┌────────

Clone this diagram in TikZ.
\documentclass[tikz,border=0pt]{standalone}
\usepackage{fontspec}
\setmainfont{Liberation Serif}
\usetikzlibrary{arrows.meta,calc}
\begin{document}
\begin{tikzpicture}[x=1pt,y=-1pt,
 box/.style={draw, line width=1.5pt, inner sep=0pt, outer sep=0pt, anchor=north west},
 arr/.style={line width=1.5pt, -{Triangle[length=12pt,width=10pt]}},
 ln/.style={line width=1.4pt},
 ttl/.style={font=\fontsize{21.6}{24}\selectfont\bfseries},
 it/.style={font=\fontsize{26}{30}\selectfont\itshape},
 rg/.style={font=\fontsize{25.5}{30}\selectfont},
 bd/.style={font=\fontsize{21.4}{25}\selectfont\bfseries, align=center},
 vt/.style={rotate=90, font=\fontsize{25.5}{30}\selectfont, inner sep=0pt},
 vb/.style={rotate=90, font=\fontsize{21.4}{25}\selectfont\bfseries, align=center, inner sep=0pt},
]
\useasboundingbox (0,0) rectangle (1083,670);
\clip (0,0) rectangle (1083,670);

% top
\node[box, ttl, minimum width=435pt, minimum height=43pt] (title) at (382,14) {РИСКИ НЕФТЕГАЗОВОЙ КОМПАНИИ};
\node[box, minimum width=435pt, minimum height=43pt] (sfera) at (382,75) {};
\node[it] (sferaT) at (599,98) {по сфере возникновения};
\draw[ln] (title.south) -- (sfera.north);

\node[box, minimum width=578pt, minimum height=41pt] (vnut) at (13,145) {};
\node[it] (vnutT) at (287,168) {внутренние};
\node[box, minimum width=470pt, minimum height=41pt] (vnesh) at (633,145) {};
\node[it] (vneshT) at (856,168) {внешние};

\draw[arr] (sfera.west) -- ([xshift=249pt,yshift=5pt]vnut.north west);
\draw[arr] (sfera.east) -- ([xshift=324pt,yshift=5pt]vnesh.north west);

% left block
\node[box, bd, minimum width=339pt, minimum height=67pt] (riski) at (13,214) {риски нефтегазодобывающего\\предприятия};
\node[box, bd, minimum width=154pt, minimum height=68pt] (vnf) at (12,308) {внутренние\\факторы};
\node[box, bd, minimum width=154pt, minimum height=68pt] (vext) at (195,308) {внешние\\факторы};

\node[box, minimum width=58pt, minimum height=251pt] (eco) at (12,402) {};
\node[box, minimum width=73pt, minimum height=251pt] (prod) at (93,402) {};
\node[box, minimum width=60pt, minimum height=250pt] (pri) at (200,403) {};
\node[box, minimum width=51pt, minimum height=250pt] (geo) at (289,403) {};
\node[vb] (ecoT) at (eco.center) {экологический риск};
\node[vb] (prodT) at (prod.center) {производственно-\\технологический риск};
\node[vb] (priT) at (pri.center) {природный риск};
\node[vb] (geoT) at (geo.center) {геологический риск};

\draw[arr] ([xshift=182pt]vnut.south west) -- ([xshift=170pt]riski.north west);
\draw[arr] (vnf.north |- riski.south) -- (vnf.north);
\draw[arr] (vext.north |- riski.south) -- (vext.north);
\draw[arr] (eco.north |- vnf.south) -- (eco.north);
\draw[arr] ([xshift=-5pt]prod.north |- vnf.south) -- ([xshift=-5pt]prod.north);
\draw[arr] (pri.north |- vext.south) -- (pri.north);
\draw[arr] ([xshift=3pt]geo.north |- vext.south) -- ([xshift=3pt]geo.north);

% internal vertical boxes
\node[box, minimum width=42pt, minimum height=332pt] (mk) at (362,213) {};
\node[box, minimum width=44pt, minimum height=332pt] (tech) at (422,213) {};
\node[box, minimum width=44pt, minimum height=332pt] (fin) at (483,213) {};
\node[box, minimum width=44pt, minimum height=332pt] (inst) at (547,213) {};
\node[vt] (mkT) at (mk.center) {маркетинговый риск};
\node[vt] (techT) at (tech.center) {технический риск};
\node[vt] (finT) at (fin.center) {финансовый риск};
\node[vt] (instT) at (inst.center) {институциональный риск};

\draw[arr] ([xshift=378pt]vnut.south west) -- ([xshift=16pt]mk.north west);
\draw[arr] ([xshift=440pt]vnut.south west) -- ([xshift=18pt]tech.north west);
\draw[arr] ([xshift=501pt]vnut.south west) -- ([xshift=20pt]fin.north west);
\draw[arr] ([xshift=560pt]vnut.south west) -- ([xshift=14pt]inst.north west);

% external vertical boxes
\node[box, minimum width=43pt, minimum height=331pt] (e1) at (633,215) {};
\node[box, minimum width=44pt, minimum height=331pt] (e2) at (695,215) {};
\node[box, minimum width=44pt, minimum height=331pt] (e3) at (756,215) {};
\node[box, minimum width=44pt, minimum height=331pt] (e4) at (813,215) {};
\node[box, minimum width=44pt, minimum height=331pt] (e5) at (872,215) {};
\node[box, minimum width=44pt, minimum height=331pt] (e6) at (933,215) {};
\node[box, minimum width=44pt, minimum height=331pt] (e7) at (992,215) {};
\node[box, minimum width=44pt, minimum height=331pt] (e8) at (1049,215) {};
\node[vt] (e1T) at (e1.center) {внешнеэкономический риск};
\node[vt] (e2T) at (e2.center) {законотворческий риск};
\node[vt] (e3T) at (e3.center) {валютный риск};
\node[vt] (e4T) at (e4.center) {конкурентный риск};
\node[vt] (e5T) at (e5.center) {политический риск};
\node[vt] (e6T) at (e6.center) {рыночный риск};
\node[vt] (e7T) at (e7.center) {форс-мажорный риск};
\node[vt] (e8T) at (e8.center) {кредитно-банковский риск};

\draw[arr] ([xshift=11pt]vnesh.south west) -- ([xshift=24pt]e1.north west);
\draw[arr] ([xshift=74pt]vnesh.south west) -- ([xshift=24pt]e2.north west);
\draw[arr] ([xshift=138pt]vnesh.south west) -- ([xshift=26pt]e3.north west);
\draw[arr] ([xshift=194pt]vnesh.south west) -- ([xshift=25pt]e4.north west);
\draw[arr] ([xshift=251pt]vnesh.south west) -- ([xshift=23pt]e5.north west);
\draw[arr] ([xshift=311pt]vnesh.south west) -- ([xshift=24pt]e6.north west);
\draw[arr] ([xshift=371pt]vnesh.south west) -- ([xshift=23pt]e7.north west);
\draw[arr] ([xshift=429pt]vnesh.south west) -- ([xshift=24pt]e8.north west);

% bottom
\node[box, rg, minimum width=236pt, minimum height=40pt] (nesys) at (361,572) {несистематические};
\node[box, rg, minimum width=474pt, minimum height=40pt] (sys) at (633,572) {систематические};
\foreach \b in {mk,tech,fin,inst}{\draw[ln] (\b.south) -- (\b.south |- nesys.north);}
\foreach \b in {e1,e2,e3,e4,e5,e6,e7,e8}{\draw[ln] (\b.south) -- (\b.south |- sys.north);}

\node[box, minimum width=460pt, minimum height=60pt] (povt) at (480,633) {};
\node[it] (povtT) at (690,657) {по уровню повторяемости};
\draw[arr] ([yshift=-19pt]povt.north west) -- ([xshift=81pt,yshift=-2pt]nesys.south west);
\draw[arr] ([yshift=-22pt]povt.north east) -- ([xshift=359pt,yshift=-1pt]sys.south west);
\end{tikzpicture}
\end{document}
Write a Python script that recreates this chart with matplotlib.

└────────

WHAT IS REQUIRED
Copy the records above exactly as they appear.

THE REPLY
Clone this diagram in TikZ.
\documentclass[tikz,border=0pt]{standalone}
\usepackage{fontspec}
\setmainfont{Liberation Serif}
\usetikzlibrary{arrows.meta,calc}
\begin{document}
\begin{tikzpicture}[x=1pt,y=-1pt,
 box/.style={draw, line width=1.5pt, inner sep=0pt, outer sep=0pt, anchor=north west},
 arr/.style={line width=1.5pt, -{Triangle[length=12pt,width=10pt]}},
 ln/.style={line width=1.4pt},
 ttl/.style={font=\fontsize{21.6}{24}\selectfont\bfseries},
 it/.style={font=\fontsize{26}{30}\selectfont\itshape},
 rg/.style={font=\fontsize{25.5}{30}\selectfont},
 bd/.style={font=\fontsize{21.4}{25}\selectfont\bfseries, align=center},
 vt/.style={rotate=90, font=\fontsize{25.5}{30}\selectfont, inner sep=0pt},
 vb/.style={rotate=90, font=\fontsize{21.4}{25}\selectfont\bfseries, align=center, inner sep=0pt},
]
\useasboundingbox (0,0) rectangle (1083,670);
\clip (0,0) rectangle (1083,670);

% top
\node[box, ttl, minimum width=435pt, minimum height=43pt] (title) at (382,14) {РИСКИ НЕФТЕГАЗОВОЙ КОМПАНИИ};
\node[box, minimum width=435pt, minimum height=43pt] (sfera) at (382,75) {};
\node[it] (sferaT) at (599,98) {по сфере возникновения};
\draw[ln] (title.south) -- (sfera.north);

\node[box, minimum width=578pt, minimum height=41pt] (vnut) at (13,145) {};
\node[it] (vnutT) at (287,168) {внутренние};
\node[box, minimum width=470pt, minimum height=41pt] (vnesh) at (633,145) {};
\node[it] (vneshT) at (856,168) {внешние};

\draw[arr] (sfera.west) -- ([xshift=249pt,yshift=5pt]vnut.north west);
\draw[arr] (sfera.east) -- ([xshift=324pt,yshift=5pt]vnesh.north west);

% left block
\node[box, bd, minimum width=339pt, minimum height=67pt] (riski) at (13,214) {риски нефтегазодобывающего\\предприятия};
\node[box, bd, minimum width=154pt, minimum height=68pt] (vnf) at (12,308) {внутренние\\факторы};
\node[box, bd, minimum width=154pt, minimum height=68pt] (vext) at (195,308) {внешние\\факторы};

\node[box, minimum width=58pt, minimum height=251pt] (eco) at (12,402) {};
\node[box, minimum width=73pt, minimum height=251pt] (prod) at (93,402) {};
\node[box, minimum width=60pt, minimum height=250pt] (pri) at (200,403) {};
\node[box, minimum width=51pt, minimum height=250pt] (geo) at (289,403) {};
\node[vb] (ecoT) at (eco.center) {экологический риск};
\node[vb] (prodT) at (prod.center) {производственно-\\технологический риск};
\node[vb] (priT) at (pri.center) {природный риск};
\node[vb] (geoT) at (geo.center) {геологический риск};

\draw[arr] ([xshift=182pt]vnut.south west) -- ([xshift=170pt]riski.north west);
\draw[arr] (vnf.north |- riski.south) -- (vnf.north);
\draw[arr] (vext.north |- riski.south) -- (vext.north);
\draw[arr] (eco.north |- vnf.south) -- (eco.north);
\draw[arr] ([xshift=-5pt]prod.north |- vnf.south) -- ([xshift=-5pt]prod.north);
\draw[arr] (pri.north |- vext.south) -- (pri.north);
\draw[arr] ([xshift=3pt]geo.north |- vext.south) -- ([xshift=3pt]geo.north);

% internal vertical boxes
\node[box, minimum width=42pt, minimum height=332pt] (mk) at (362,213) {};
\node[box, minimum width=44pt, minimum height=332pt] (tech) at (422,213) {};
\node[box, minimum width=44pt, minimum height=332pt] (fin) at (483,213) {};
\node[box, minimum width=44pt, minimum height=332pt] (inst) at (547,213) {};
\node[vt] (mkT) at (mk.center) {маркетинговый риск};
\node[vt] (techT) at (tech.center) {технический риск};
\node[vt] (finT) at (fin.center) {финансовый риск};
\node[vt] (instT) at (inst.center) {институциональный риск};

\draw[arr] ([xshift=378pt]vnut.south west) -- ([xshift=16pt]mk.north west);
\draw[arr] ([xshift=440pt]vnut.south west) -- ([xshift=18pt]tech.north west);
\draw[arr] ([xshift=501pt]vnut.south west) -- ([xshift=20pt]fin.north west);
\draw[arr] ([xshift=560pt]vnut.south west) -- ([xshift=14pt]inst.north west);

% external vertical boxes
\node[box, minimum width=43pt, minimum height=331pt] (e1) at (633,215) {};
\node[box, minimum width=44pt, minimum height=331pt] (e2) at (695,215) {};
\node[box, minimum width=44pt, minimum height=331pt] (e3) at (756,215) {};
\node[box, minimum width=44pt, minimum height=331pt] (e4) at (813,215) {};
\node[box, minimum width=44pt, minimum height=331pt] (e5) at (872,215) {};
\node[box, minimum width=44pt, minimum height=331pt] (e6) at (933,215) {};
\node[box, minimum width=44pt, minimum height=331pt] (e7) at (992,215) {};
\node[box, minimum width=44pt, minimum height=331pt] (e8) at (1049,215) {};
\node[vt] (e1T) at (e1.center) {внешнеэкономический риск};
\node[vt] (e2T) at (e2.center) {законотворческий риск};
\node[vt] (e3T) at (e3.center) {валютный риск};
\node[vt] (e4T) at (e4.center) {конкурентный риск};
\node[vt] (e5T) at (e5.center) {политический риск};
\node[vt] (e6T) at (e6.center) {рыночный риск};
\node[vt] (e7T) at (e7.center) {форс-мажорный риск};
\node[vt] (e8T) at (e8.center) {кредитно-банковский риск};

\draw[arr] ([xshift=11pt]vnesh.south west) -- ([xshift=24pt]e1.north west);
\draw[arr] ([xshift=74pt]vnesh.south west) -- ([xshift=24pt]e2.north west);
\draw[arr] ([xshift=138pt]vnesh.south west) -- ([xshift=26pt]e3.north west);
\draw[arr] ([xshift=194pt]vnesh.south west) -- ([xshift=25pt]e4.north west);
\draw[arr] ([xshift=251pt]vnesh.south west) -- ([xshift=23pt]e5.north west);
\draw[arr] ([xshift=311pt]vnesh.south west) -- ([xshift=24pt]e6.north west);
\draw[arr] ([xshift=371pt]vnesh.south west) -- ([xshift=23pt]e7.north west);
\draw[arr] ([xshift=429pt]vnesh.south west) -- ([xshift=24pt]e8.north west);

% bottom
\node[box, rg, minimum width=236pt, minimum height=40pt] (nesys) at (361,572) {несистематические};
\node[box, rg, minimum width=474pt, minimum height=40pt] (sys) at (633,572) {систематические};
\foreach \b in {mk,tech,fin,inst}{\draw[ln] (\b.south) -- (\b.south |- nesys.north);}
\foreach \b in {e1,e2,e3,e4,e5,e6,e7,e8}{\draw[ln] (\b.south) -- (\b.south |- sys.north);}

\node[box, minimum width=460pt, minimum height=60pt] (povt) at (480,633) {};
\node[it] (povtT) at (690,657) {по уровню повторяемости};
\draw[arr] ([yshift=-19pt]povt.north west) -- ([xshift=81pt,yshift=-2pt]nesys.south west);
\draw[arr] ([yshift=-22pt]povt.north east) -- ([xshift=359pt,yshift=-1pt]sys.south west);
\end{tikzpicture}
\end{document}
Write a Python script that recreates this chart with matplotlib.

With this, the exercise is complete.